When she finally came down the hill, Shiffrin didn’t have answers.

“I had the intention to do my best skiing and my quickest turns,” Shiffrin told reporters, fighting back tears. “But in order to do that, I had to push the line, the tactics. And it is really on the limit then. And things happen so fast that there was really not space to slip up, even a little bit.”

Nothing in Shiffrin’s professional career portended the series of quick, complete disappointments she is enduring this week on her sport’s biggest stage. Slalom is ski racing’s most dauntingly precise discipline, but for Shiffrin, a two-time Olympic champion and the most decorated slalom skier in history, to last only five seconds in her best event was almost unfathomable.

Shiffrin has three Olympic races left if she chooses to enter them, something that no longer seems a certainty.

“I will try to reset again and maybe try to reset better this time,” she said. “But I also don’t know how to do it better, because I just don’t. I’ve never been in this position before, and I don’t know how to handle it.

“If I am going to ski out on the fifth gate, well, what’s the point?”

As she spoke, the slalom went on without her. Petra Vlhova, who has had a pitched rivalry with Shiffrin this season, came back after an erratic first run to win the gold, becoming the first Alpine Olympic medalist from Slovakia. Katharina Liensberger of Austria was in second place, eight hundredths of a second behind, just barely faster than Wendy Holdener of Switzerland, who won the bronze.

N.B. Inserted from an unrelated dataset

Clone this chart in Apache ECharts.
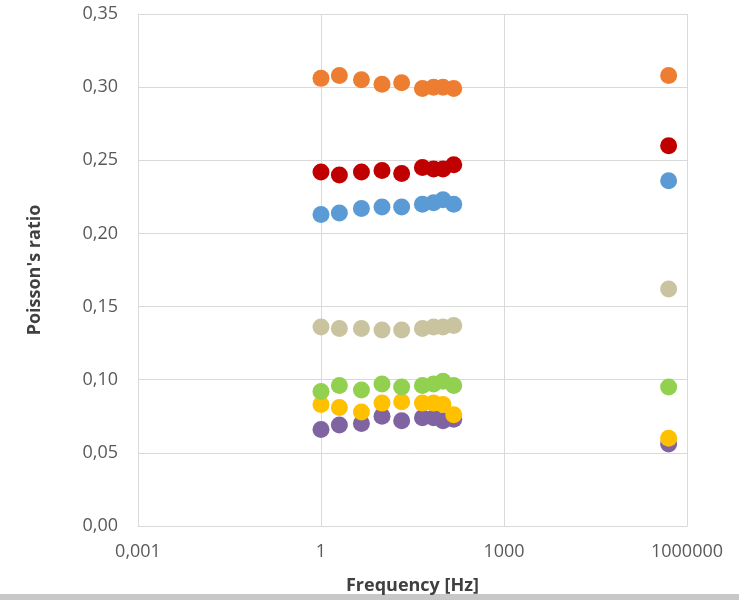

Shiffrin, who was expected to contend for multiple gold medals at these Games, had trouble in Wednesday’s run almost from the beginning, with her feet and arms not in sync, her balance teetering and the gates seeming to come at her faster than she could react. She nearly fell rounding the fourth gate, and her usually composed bearing was harried. As she passed the fifth gate, she was heading for the side of the trail and knew her race was over. She was disqualified before the sixth gate.

In an interview, she explained what she had been thinking about while she sat on the side of the trail. She said she was overcome by a feeling of having let herself and others down.